3. Exercise may be made of all or any part of the Warrants evidenced by this Certificate by surrendering it, with the purchase form provided for herein duly executed by the registered owner hereof, at the office of the Company, currently located at 33012 Calle Perfecto  San Juan Capistrano, California 92675, or at such other office or agency as the Company may designate, accompanied by payment in full, of the Purchase Price payable in respect of the Warrants being exercised as follows: (i) by payment in cash or by certified or official bank check, or (ii) with prior approval by the board of directors, and only with such prior approval, by any combination of payment by means described in (i) above and payment in the form of a promissory note with a maximum of a two year term, bearing interest at the prime rate of interest as reported by Bank of America in San Francisco, California, from time to time, plus one percent (1%) and the collateral and terms for which, as determined at the sole discretion of the board of directors, shall consist of the Common Stock issued at the time of the exercise; provided that with respect of the exercise of any of the Warrants evidenced by this Certificate, payment by the means described in (i) above must be made for an amount equal to at least the par value of the Common Stock of the Company multiplied by the number of shares of Warrant Stock issued upon exercise.
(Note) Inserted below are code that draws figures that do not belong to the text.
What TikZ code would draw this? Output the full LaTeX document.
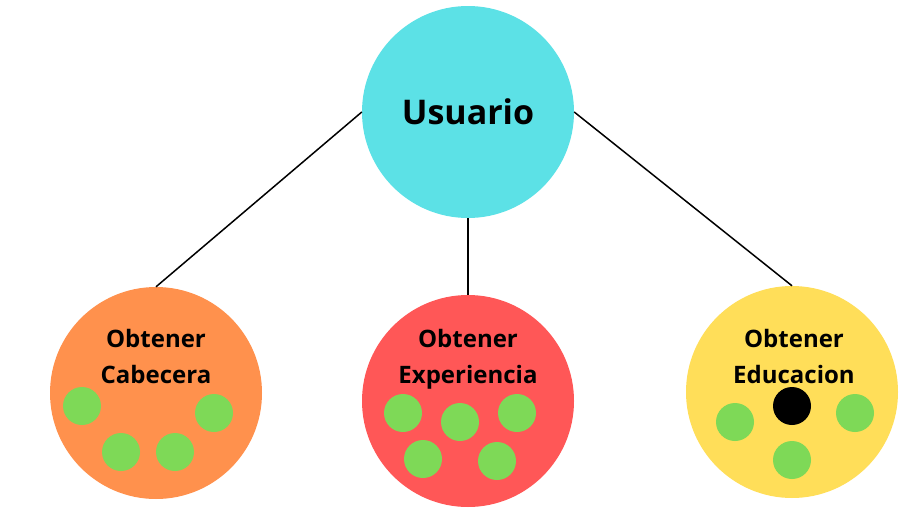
\documentclass[tikz,border=0pt]{standalone}
\usepackage{fontspec}
\setmainfont{Open Sans}
\usetikzlibrary{positioning}
\definecolor{usrcyan}{HTML}{5CE1E6}
\definecolor{caborange}{HTML}{FF914D}
\definecolor{expred}{HTML}{FF5757}
\definecolor{eduyellow}{HTML}{FFDE59}
\definecolor{dotgreen}{HTML}{7ED957}
\tikzset{
  bubble/.style={circle,minimum size=212pt,inner sep=0pt},
  spot/.style={circle,minimum size=38pt,inner sep=0pt,fill=dotgreen},
  title/.style={font=\bfseries\fontsize{24}{36}\selectfont,align=center,inner sep=0pt},
  link/.style={draw=black,line width=1.5pt}
}

\begin{document}
\begin{tikzpicture}[x=1pt,y=-1pt]
    \useasboundingbox[fill=white] (0,0) rectangle (921,514);

    % the four bubbles
    \node[bubble,fill=usrcyan]   (usuario)     at (468,112) {};
    \node[bubble,fill=caborange] (cabecera)    at (156,393) {};
    \node[bubble,fill=expred]    (experiencia) at (468,401) {};
    \node[bubble,fill=eduyellow] (educacion)   at (792,392) {};

    \draw[link] (usuario.west)  -- (cabecera.north);
    \draw[link] (usuario.south) -- (experiencia.north);
    \draw[link] (usuario.east)  -- (educacion.north);

    \node[font=\bfseries\fontsize{34}{40}\selectfont] (usuario-t) at (usuario.center) {Usuario};
    \node[title] (cabecera-t)    at (156,356) {Obtener\\Cabecera};
    \node[title] (experiencia-t) at (468,359) {Obtener\\Experiencia};
    \node[title] (educacion-t)   at (794,356) {Obtener\\Educacion};

    % dots in each bubble
    \foreach \n/\x/\y in {c1/82/406, c2/214/413, c3/121/452, c4/175/452,
                          e1/403/413, e2/460/422, e3/517/413, e4/423/459, e5/497/461,
                          d1/735/422, d2/855/413, d3/792/460}{
      \node[spot] (spot-\n) at (\x,\y) {};
    }
    \node[spot,fill=black] (spot-d0) at (792,406) {};
\end{tikzpicture}
\end{document}
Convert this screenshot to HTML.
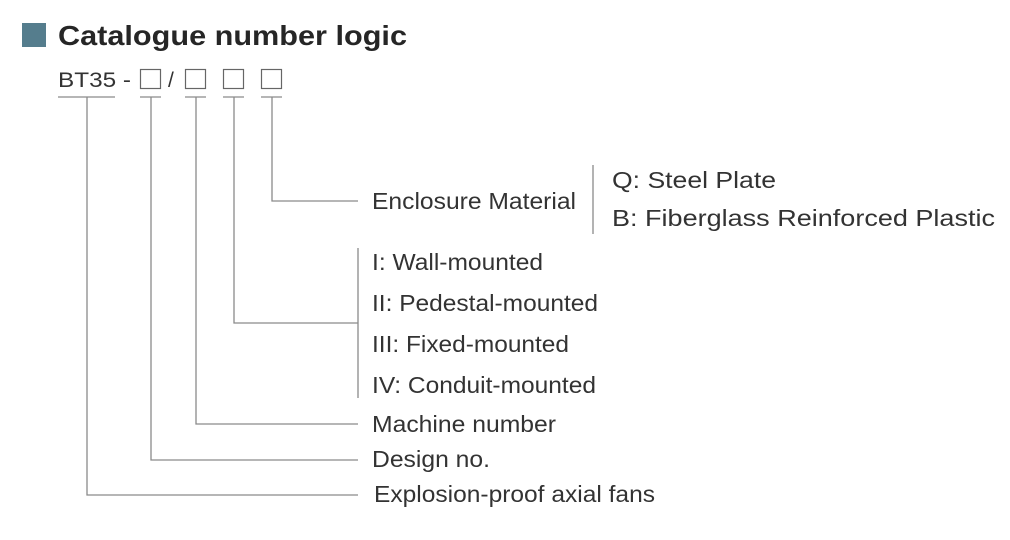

If less than all of the Warrants evidenced by any Certificate are exercised, the Company will, upon such exercise, execute and deliver to the registered owner hereof a new certificate (dated the date hereof) evidencing the Warrants not so exercised.
 
 
4. By acceptance of this Warrant Certificate the Warrantholder hereby represents, warrants and acknowledges to the Company as follows:
 
 
(a) The Warrantholder acknowledges that the purchase, if made, of the Warrant Stock involves a high degree of risk and further acknowledges that he can bear the economic risk of the acquisition of the Warrant Stock, including the total loss of his investment.
 
 
(b) By reason of his business and financial experience, the Warrantholder has the capacity to protect his own interests in this transaction and is acquiring (and will acquire) the Warrant Stock for his own account and not with a view to distribution.
 
 
(c) The Warrantholder understands that no federal or state agency has passed on or made any recommendation or endorsement of the Warrants and/or the Warrant Stock.
 
 
5. (a) The exercise of the Warrants and the issuance of Warrant Stock upon such exercise shall be subject to compliance by the Company and the Warrantholder with all applicable requirements of law relating thereto and with all applicable regulations of any stock exchange on which shares of the Company's Common Stock may be listed at the time of such exercise and issuance.
 
 
(b) In connection with and as a condition to the exercise of the Warrants, the Warrantholder shall execute and deliver to the Company such representations in writing as may be requested by the Company in order for it to comply with the applicable requirements of federal and state securities laws.
 
 
6. All shares of Common Stock or other securities delivered upon the exercise or conversion of the Warrants evidenced hereby shall be validly issued, fully paid and nonassessable.
 
 
7. This Certificate and the Warrants evidenced hereby shall be nontransferable by the Warrantholder, except to the Warrantholder's heirs or legatees. In the event of the Warrantholder's death, the Warrantholder's administrator or executor shall give notice of said transfer to the Company, which notice shall contain a request that the Company reissue the certificate or certificates evidencing the Warrants to reflect said transfer upon surrender of the certificate evidencing the Warrants being so transferred.
 
 
8. The Warrantholder shall not, by virtue of ownership of Warrants, be entitled to any rights whatsoever of a shareholder of the Company.
 
 
9. This Certificate and these Warrants shall be governed by and construed and interpreted in accordance with the internal laws of the State of California. All disputes arising hereunder shall be tried in federal or state court located in Orange County, California (the parties hereby submitting to the exclusive personal jurisdiction of and exclusive venue in such courts) and the parties agree that their remedies at law hereunder are adequate and exclusive.
 
 
10. Notice pursuant to these Warrants shall be sufficiently given, if sent by first-class mail, postage pre-paid, addressed, if to the Warrantholder, to such holder at his last known address as it shall appear in the records of the Company, and if to the Company, at 33012 Calle Perfecto  San Juan Capistrano, California 92675, Attn.: Secretary. The parties may alter the addresses to which communications are to be sent hereunder by giving notice of such change of address to the other party in conformity with the provisions of this Section for the giving of notice.
 
 
11. Subject to the restrictions on transfer contained in Section 7 hereof, all the terms and provisions of these Warrants shall be binding upon and inure to the benefit of and be enforceable by the successors and assigns of the parties hereto.
 
    12. No amendment, modification, or supplement of this Certificate shall be binding unless executed in writing and signed by the Company and the Warrantholder.

 
 
 
Executed as of July 27, 2005 in San Juan Capistrano, California.
 

SEYCHELLE ENVIRONMENTAL TECHNOLOGIES, INC.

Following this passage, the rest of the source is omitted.